Overview
Stephens updated its valuation on Pagaya Technologies, lowering the firm's price target to $25.00 from $33.00 while retaining an Overweight recommendation on the stock. Analyst targets for Pagaya span a range from $20.00 to $40.00, and the shares were trading at $14.19 at the time of the report, well below even the lowest target.
Earnings and guidance
Pagaya’s fourth-quarter results presented a mixed picture. The company reported Net Income and EPS that exceeded expectations, but Network Volumes and Revenues fell short of forecasts. Management’s guidance for 2026 also came in below what the market had anticipated, a development Stephens cited in its decision to lower its estimates. The stock has reacted sharply to the news, posting a 23.38% decline over the prior week and a 50.51% drop over the last six months.
Underwriting changes and credit performance
Management disclosed that it tightened underwriting by cutting certain tiers. Stephens indicated that those changes reduced Network Volume and, in turn, pressured Pagaya’s 2026 key performance indicators and guidance. Despite the contraction in volume, Stephens observed that credit performance remained consistent, noting there were no incremental write-downs recorded in the fourth quarter.
Supporting the view of resilient near-term liquidity, underlying data show Pagaya with a current ratio of 5.11, indicating liquid assets comfortably exceed short-term obligations.
Analyst perspective and street reactions
Stephens characterized the underwriting tightening as somewhat unexpected relative to other consumer finance companies that have reported so far, and the firm emphasized this was not a credit miss. Instead, Stephens suggested Pagaya may be taking a preemptive step ahead of potential credit deterioration. The research house kept its Overweight stance but reduced the price target driven by lower revenue and EPS estimates, noting the company’s prior trajectory for revenue and EPS growth "has been put on hold."
Separately, three analysts have revised their earnings estimates upward for the coming period, and consensus forecasts indicate that Pagaya is expected to be profitable this year. In other analyst activity, Citizens lowered its price target on Pagaya from $35.00 to $22.00 and maintained a Market Outperform rating, citing expectations for slower growth that could reduce operating leverage in the year ahead.
Recent reported figures
For the fourth quarter of 2025, Pagaya reported EPS of $0.80 versus an expected $0.35, equating to a 128.57% surprise to the upside. Revenue for that period was $334.81 million, below the forecast of $348.75 million, a shortfall that contributed to investor concern despite the strong EPS print.

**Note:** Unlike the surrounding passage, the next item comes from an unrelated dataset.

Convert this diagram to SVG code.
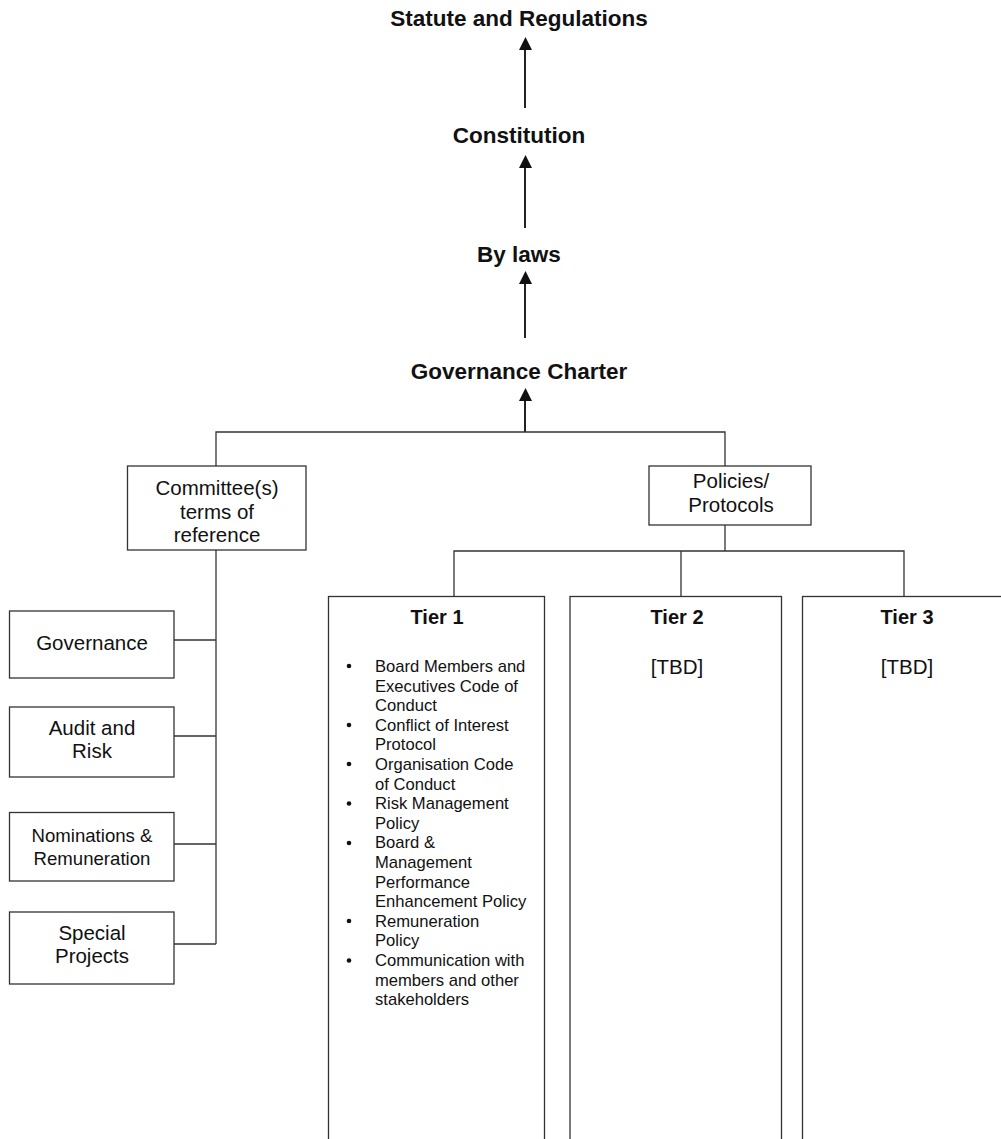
<svg xmlns="http://www.w3.org/2000/svg" width="1001" height="1139" viewBox="0 0 1001 1139">
<style>
text{font-family:"Liberation Sans",Arial,sans-serif;fill:#111}
.t{font-size:22.5px;font-weight:bold;text-anchor:middle}
.b{font-size:20.5px;text-anchor:middle}
.h{font-size:20px;font-weight:bold;text-anchor:middle}
.l{font-size:16.6px}
.box{fill:#fff;stroke:#333;stroke-width:1.3}
.c{fill:none;stroke:#333;stroke-width:1.3}
.a{fill:none;stroke:#222;stroke-width:2}
.head{fill:#111}
.dot{fill:#111}
</style>
<defs>
<path id="ah" d="M-6.5,13 L0,0 L6.5,13 Z"/>
</defs>
<g id="connectors">
<line class="a" x1="525" y1="108" x2="525" y2="44"/>
<use href="#ah" class="head" x="525.5" y="37"/>
<line class="a" x1="525" y1="228" x2="525" y2="162"/>
<use href="#ah" class="head" x="525.5" y="155"/>
<line class="a" x1="525" y1="338" x2="525" y2="278"/>
<use href="#ah" class="head" x="525.5" y="271"/>
<line class="a" x1="525" y1="432" x2="525" y2="395"/>
<use href="#ah" class="head" x="525.5" y="388"/>
<path class="c" d="M216,466 V432 H725 V466"/>
<path class="c" d="M216,550 V944"/>
<path class="c" d="M174,640 H216 M174,736 H216 M174,844 H216 M174,944 H216"/>
<path class="c" d="M725,525 V551 M454,596 V551 H904 V596 M681,551 V596"/>
</g>
<g id="statute"><text class="t" x="519" y="26">Statute and Regulations</text></g>
<g id="constitution"><text class="t" x="519" y="143">Constitution</text></g>
<g id="bylaws"><text class="t" x="519" y="262">By laws</text></g>
<g id="charter"><text class="t" x="519" y="379">Governance Charter</text></g>
<g id="committee">
<rect class="box" x="127.5" y="466" width="178.5" height="84"/>
<text class="b" x="217" y="495">Committee(s)</text>
<text class="b" x="217" y="518.5">terms of</text>
<text class="b" x="217" y="542">reference</text>
</g>
<g id="policies">
<rect class="box" x="649" y="466" width="162" height="59"/>
<text class="b" x="731" y="488">Policies/</text>
<text class="b" x="731" y="512">Protocols</text>
</g>
<g id="governance">
<rect class="box" x="9.5" y="611" width="164.5" height="67"/>
<text class="b" x="92" y="650">Governance</text>
</g>
<g id="audit">
<rect class="box" x="9.5" y="707" width="164.5" height="70"/>
<text class="b" x="92" y="735">Audit and</text>
<text class="b" x="92" y="758">Risk</text>
</g>
<g id="nominations">
<rect class="box" x="9.5" y="812.5" width="164.5" height="68.5"/>
<text class="b" x="92" y="842" style="font-size:18.6px">Nominations &amp;</text>
<text class="b" x="92" y="865" style="font-size:18.6px">Remuneration</text>
</g>
<g id="special">
<rect class="box" x="9.5" y="912" width="164.5" height="72"/>
<text class="b" x="92" y="940">Special</text>
<text class="b" x="92" y="963">Projects</text>
</g>
<g id="tier1">
<rect class="box" x="328.5" y="596.5" width="216" height="560"/>
<text class="h" x="437" y="624">Tier 1</text>
<g class="dot">
<circle cx="349" cy="666" r="2.3"/>
<circle cx="349" cy="725" r="2.3"/>
<circle cx="349" cy="764" r="2.3"/>
<circle cx="349" cy="803.5" r="2.3"/>
<circle cx="349" cy="843" r="2.3"/>
<circle cx="349" cy="921" r="2.3"/>
<circle cx="349" cy="960.5" r="2.3"/>
</g>
<g class="l">
<text x="375" y="672">Board Members and</text>
<text x="375" y="691.6">Executives Code of</text>
<text x="375" y="711.2">Conduct</text>
<text x="375" y="730.8">Conflict of Interest</text>
<text x="375" y="750.4">Protocol</text>
<text x="375" y="770">Organisation Code</text>
<text x="375" y="789.6">of Conduct</text>
<text x="375" y="809.2">Risk Management</text>
<text x="375" y="828.8">Policy</text>
<text x="375" y="848.4">Board &amp;</text>
<text x="375" y="868">Management</text>
<text x="375" y="887.6">Performance</text>
<text x="375" y="907.2">Enhancement Policy</text>
<text x="375" y="926.8">Remuneration</text>
<text x="375" y="946.4">Policy</text>
<text x="375" y="966">Communication with</text>
<text x="375" y="985.6">members and other</text>
<text x="375" y="1005.2">stakeholders</text>
</g>
</g>
<g id="tier2">
<rect class="box" x="570" y="596.5" width="211.5" height="560"/>
<text class="h" x="677" y="624">Tier 2</text>
<text class="b" x="677" y="674">[TBD]</text>
</g>
<g id="tier3">
<rect class="box" x="802.5" y="596.5" width="220" height="560"/>
<text class="h" x="907" y="624">Tier 3</text>
<text class="b" x="907" y="674">[TBD]</text>
</g>
</svg>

Implications for investors
The combination of tightened underwriting, below-expectation volumes and revenue, and a shortfall in 2026 guidance helped push several analyst firms to re-evaluate forecasts and valuations. While credit metrics in the reported quarter did not show additional impairments and liquidity appears solid, the near-term growth trajectory has been interrupted, prompting valuation adjustments by sell-side analysts.
Conclusion
Stephens’ move to lower its price target while keeping an Overweight view reflects a recalibration of expectations after Pagaya’s Q4 results and its decision to tighten underwriting. The company’s credit performance in the quarter was steady, but reduced volumes and a softer outlook for 2026 have become focal points for analysts and investors assessing the stock.
Key points
- Stephens lowered Pagaya’s price target to $25.00 from $33.00 and maintained an Overweight rating.
- Pagaya beat Q4 expectations on Net Income and EPS but missed on Volumes and Revenue; 2026 guidance was below market expectations.
- Company tightened underwriting by cutting certain tiers, which reduced Network Volume; credit metrics showed no incremental write-downs in Q4 and liquidity remains strong with a current ratio of 5.11.
Risks and uncertainties
- Tighter underwriting may continue to depress Network Volume and revenue growth, affecting fintech and consumer finance market dynamics.
- Shortfall in 2026 guidance and lowered analyst estimates create downside risk for investor sentiment in the stock and could pressure valuations in the specialty finance sector.
- Even with stable credit performance in the reported quarter, future credit trends remain uncertain; management’s proactive tightening may or may not preempt future losses, which is an open uncertainty for risk-sensitive investors.